Supplied data ▸
------------------------------
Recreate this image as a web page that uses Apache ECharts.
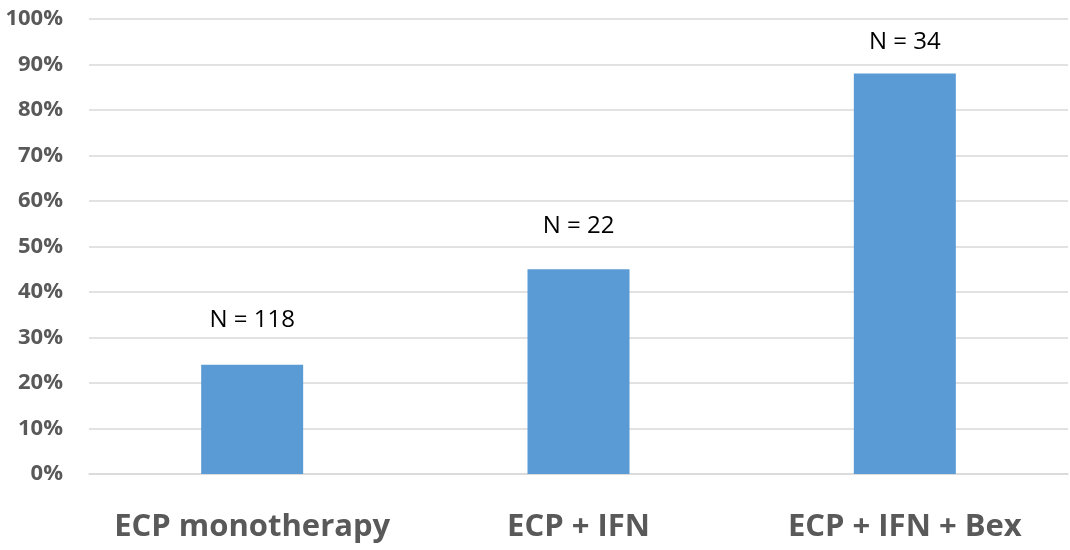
------------------------------
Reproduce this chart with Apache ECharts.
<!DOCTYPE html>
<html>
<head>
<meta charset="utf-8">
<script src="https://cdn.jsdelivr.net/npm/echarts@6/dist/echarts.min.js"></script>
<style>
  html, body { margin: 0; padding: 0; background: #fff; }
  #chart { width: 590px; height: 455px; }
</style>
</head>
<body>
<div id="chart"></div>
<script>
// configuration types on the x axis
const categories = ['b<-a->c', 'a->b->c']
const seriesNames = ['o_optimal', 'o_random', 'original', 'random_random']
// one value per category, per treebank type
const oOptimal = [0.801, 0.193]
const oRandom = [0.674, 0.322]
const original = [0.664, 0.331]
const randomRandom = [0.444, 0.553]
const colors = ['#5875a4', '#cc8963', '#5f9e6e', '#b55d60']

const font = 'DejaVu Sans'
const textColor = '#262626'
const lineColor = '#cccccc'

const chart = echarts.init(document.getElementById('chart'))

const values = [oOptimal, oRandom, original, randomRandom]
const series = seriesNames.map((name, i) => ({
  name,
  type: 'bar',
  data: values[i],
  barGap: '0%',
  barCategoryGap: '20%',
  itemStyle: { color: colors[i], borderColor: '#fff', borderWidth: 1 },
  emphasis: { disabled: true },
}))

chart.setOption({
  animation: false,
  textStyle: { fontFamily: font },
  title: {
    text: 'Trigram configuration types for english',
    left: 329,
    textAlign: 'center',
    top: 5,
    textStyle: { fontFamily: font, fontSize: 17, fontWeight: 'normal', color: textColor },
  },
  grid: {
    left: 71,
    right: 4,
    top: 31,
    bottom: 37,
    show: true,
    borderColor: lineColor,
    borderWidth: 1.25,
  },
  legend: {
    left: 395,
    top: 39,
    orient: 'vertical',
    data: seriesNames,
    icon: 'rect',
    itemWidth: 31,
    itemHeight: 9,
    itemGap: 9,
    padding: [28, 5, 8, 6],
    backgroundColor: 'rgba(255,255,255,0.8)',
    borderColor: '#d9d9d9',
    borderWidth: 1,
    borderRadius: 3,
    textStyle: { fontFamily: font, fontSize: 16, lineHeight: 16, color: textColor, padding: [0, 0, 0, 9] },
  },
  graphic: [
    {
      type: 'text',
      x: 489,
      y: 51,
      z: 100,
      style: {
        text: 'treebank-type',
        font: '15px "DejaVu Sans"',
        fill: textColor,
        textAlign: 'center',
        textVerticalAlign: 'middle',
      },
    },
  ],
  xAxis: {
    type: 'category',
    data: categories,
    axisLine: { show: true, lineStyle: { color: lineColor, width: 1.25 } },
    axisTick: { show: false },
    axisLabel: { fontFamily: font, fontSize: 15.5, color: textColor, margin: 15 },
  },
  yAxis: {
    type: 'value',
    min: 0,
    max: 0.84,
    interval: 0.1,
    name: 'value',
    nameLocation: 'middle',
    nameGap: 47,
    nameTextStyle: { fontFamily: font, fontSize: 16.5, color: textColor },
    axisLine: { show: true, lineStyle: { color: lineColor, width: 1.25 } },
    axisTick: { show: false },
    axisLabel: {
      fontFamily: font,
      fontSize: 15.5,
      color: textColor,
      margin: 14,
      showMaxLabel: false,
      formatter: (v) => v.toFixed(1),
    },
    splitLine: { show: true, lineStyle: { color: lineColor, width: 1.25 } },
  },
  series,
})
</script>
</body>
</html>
------------------------------
What is expected ▸ In the listing above, find the line containing "Reproduce this chart with Apache ECharts." and the line containing "const colors = ['#5875a4', '#cc8963', '#5f9e6e', '#b55d60']". Output them and every line between, exactly, and nothing else.

Expected answer ▸
Reproduce this chart with Apache ECharts.
<!DOCTYPE html>
<html>
<head>
<meta charset="utf-8">
<script src="https://cdn.jsdelivr.net/npm/echarts@6/dist/echarts.min.js"></script>
<style>
  html, body { margin: 0; padding: 0; background: #fff; }
  #chart { width: 590px; height: 455px; }
</style>
</head>
<body>
<div id="chart"></div>
<script>
// configuration types on the x axis
const categories = ['b<-a->c', 'a->b->c']
const seriesNames = ['o_optimal', 'o_random', 'original', 'random_random']
// one value per category, per treebank type
const oOptimal = [0.801, 0.193]
const oRandom = [0.674, 0.322]
const original = [0.664, 0.331]
const randomRandom = [0.444, 0.553]
const colors = ['#5875a4', '#cc8963', '#5f9e6e', '#b55d60']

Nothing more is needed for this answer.